The whole experience has been a great one, aside from the ass-ie weather.....the people really are just the bees knees and David Nairn is running a fabulous theatre up there.
He is very passionate.
And it was only the last two days before we opened that I begun to doubt my ability to perform the set out task of the two hander.
There are just so many lines.....so much talking.....so little singing....and alot of changing.....
I had my melt down that David talked me through...... it was one of those....'holy shit what the fuck do I think I am doing....how the fuck can I do this' .....things..... but it turned out..... my pal Blythe came to see the opening and I informed her that I had not had a solid poop in three days.....and was holding a bottle of Tums at the time.
But opening night was just ......it was fun.
Really.
It is so awesome to be onstage with my husband.

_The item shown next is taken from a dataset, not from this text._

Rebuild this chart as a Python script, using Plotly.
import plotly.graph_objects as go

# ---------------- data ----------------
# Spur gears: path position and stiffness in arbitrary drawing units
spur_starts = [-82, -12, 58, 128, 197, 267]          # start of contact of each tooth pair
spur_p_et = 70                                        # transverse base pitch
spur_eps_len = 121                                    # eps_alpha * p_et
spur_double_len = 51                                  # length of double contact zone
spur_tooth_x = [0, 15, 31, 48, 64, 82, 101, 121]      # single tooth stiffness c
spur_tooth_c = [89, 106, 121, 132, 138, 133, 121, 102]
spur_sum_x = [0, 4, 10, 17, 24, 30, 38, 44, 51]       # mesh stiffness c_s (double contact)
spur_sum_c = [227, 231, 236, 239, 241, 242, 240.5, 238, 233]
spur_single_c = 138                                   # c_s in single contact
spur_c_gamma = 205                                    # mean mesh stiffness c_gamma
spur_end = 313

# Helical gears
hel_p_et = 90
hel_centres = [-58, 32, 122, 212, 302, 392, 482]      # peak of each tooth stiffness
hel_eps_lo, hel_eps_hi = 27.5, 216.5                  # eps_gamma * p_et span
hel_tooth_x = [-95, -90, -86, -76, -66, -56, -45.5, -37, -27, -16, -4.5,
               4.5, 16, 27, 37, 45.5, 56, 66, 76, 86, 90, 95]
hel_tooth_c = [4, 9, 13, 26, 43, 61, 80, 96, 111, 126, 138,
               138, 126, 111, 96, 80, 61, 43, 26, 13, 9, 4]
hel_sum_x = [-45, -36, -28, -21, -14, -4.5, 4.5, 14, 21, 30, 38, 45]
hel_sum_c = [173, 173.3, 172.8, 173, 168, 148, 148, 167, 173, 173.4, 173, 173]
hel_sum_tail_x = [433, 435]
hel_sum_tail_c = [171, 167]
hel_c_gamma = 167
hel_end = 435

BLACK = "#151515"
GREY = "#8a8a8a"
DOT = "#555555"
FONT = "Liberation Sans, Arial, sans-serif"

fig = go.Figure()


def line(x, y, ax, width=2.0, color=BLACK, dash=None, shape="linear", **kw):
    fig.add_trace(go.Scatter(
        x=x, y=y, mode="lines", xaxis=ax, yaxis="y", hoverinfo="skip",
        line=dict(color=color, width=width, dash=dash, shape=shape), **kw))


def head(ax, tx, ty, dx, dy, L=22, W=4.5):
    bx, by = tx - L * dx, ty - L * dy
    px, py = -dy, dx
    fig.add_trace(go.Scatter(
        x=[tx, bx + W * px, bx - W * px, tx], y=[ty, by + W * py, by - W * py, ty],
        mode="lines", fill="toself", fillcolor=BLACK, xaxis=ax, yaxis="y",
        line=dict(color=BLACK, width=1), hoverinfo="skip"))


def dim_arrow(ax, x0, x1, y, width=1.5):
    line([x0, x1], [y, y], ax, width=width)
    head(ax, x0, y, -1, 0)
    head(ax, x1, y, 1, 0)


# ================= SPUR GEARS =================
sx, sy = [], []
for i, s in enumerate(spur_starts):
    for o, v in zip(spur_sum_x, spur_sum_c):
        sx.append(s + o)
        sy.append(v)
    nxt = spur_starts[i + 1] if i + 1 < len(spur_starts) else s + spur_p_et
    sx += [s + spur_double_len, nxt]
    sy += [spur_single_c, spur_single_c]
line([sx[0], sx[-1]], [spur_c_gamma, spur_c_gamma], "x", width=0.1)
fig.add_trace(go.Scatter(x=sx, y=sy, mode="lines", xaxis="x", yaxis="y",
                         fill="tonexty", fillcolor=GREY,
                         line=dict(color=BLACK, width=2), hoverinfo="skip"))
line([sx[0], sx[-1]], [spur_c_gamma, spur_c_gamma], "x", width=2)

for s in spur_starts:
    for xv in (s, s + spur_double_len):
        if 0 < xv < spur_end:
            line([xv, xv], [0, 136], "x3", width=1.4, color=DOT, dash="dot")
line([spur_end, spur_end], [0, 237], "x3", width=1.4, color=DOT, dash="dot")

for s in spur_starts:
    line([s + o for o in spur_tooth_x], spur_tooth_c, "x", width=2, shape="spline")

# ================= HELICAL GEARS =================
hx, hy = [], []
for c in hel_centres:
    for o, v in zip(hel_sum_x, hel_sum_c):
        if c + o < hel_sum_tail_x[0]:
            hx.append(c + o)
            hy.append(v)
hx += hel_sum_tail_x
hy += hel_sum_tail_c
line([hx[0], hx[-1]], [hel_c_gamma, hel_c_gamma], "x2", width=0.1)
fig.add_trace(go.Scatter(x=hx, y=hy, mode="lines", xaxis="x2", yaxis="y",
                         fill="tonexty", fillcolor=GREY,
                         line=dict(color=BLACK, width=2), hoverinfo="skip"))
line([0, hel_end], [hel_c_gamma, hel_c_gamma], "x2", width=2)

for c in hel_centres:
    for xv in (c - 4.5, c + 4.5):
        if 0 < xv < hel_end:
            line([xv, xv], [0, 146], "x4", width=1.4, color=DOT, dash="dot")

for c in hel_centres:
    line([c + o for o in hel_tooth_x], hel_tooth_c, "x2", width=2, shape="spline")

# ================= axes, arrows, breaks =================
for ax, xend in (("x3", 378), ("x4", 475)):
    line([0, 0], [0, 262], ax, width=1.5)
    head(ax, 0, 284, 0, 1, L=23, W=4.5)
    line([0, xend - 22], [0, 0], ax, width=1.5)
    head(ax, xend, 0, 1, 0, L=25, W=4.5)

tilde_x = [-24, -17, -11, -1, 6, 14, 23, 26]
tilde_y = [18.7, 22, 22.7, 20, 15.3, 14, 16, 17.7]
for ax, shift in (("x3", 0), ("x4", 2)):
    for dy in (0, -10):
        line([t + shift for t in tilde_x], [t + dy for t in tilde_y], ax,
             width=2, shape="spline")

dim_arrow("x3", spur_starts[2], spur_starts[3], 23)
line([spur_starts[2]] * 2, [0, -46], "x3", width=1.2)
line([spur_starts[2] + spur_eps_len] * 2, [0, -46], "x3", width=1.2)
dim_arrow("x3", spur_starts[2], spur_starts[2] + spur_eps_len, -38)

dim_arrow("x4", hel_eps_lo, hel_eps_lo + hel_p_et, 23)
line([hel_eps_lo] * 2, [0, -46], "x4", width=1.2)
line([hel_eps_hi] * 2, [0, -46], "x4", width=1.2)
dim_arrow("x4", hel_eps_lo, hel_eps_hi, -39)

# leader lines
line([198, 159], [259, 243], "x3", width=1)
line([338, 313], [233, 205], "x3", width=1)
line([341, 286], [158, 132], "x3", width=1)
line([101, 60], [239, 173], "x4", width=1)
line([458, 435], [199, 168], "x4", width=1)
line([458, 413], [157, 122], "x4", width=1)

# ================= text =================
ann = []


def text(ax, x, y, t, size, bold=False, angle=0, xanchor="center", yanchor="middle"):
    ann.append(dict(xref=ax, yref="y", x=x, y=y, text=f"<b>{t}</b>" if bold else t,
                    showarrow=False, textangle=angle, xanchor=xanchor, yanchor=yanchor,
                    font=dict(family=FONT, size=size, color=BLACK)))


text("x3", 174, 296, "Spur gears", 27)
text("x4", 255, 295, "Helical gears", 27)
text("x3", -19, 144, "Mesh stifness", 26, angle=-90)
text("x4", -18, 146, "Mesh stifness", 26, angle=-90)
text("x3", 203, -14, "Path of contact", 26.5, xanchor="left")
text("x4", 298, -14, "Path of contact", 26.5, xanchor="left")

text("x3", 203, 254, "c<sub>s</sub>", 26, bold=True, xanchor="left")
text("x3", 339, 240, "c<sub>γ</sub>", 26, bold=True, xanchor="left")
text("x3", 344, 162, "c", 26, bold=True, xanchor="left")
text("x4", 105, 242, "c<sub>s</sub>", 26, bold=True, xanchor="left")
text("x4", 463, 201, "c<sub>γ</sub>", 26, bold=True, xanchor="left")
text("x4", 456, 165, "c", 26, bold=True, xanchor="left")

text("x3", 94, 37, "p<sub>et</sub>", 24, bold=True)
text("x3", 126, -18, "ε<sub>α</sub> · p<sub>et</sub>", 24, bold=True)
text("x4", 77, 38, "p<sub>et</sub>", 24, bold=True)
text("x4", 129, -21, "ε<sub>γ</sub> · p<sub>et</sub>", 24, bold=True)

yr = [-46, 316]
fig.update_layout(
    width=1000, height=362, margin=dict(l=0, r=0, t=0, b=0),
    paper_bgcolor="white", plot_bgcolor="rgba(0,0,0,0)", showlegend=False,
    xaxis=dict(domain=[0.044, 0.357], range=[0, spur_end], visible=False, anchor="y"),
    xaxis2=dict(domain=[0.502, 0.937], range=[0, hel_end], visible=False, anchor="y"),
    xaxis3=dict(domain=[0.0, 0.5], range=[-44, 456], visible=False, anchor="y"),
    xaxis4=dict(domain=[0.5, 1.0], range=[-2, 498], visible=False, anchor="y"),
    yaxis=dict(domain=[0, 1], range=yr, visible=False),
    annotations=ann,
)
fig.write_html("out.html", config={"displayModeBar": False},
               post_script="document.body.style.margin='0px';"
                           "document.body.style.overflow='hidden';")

It was a great Valentines gift.
He only gives me notes sometimes.
Yup....he gives me notes.
Just like Fred Willard in 'Guffman'......

Sunday, February 10, 2008

Oh my lord!!!
I love Paranormal State.....George won't watch it with me....he says nothing happens.....I say that it is the promise of something finally happening which keeps me watching.....and to answer Micke.....yes....I have seen the episodes with the old school ghost busting lady....she  is all the old version of the crazy round lady from Poltergiest.....I  have been away for most of the week in Orangeville so I have all these shows that I want to watch! But I can't..... I CAN'T yet!!!!
I have to learn my damned lines....wow.....I miss coming onstage for 20 minutes and singing the last tune and then reading for the rest of the time!!!
This is alot of work....I know....duh, Sharron!
George and I are working hard! We are all an acting duo.....look out Jessica Tandy and Hume Cronyn....of course they can't really look anywhere because they are dead....aren't they?
So...that being said.....I have to go....
But here are a few thoughts....
It snows alot in Orangeville.
Did you know that in a pinch......'Anyways' works to get you to the next transition onstage if you can't remember your line?
George is a good actor.
Otto's farts are starting to smell a bit like Chef Boyardee.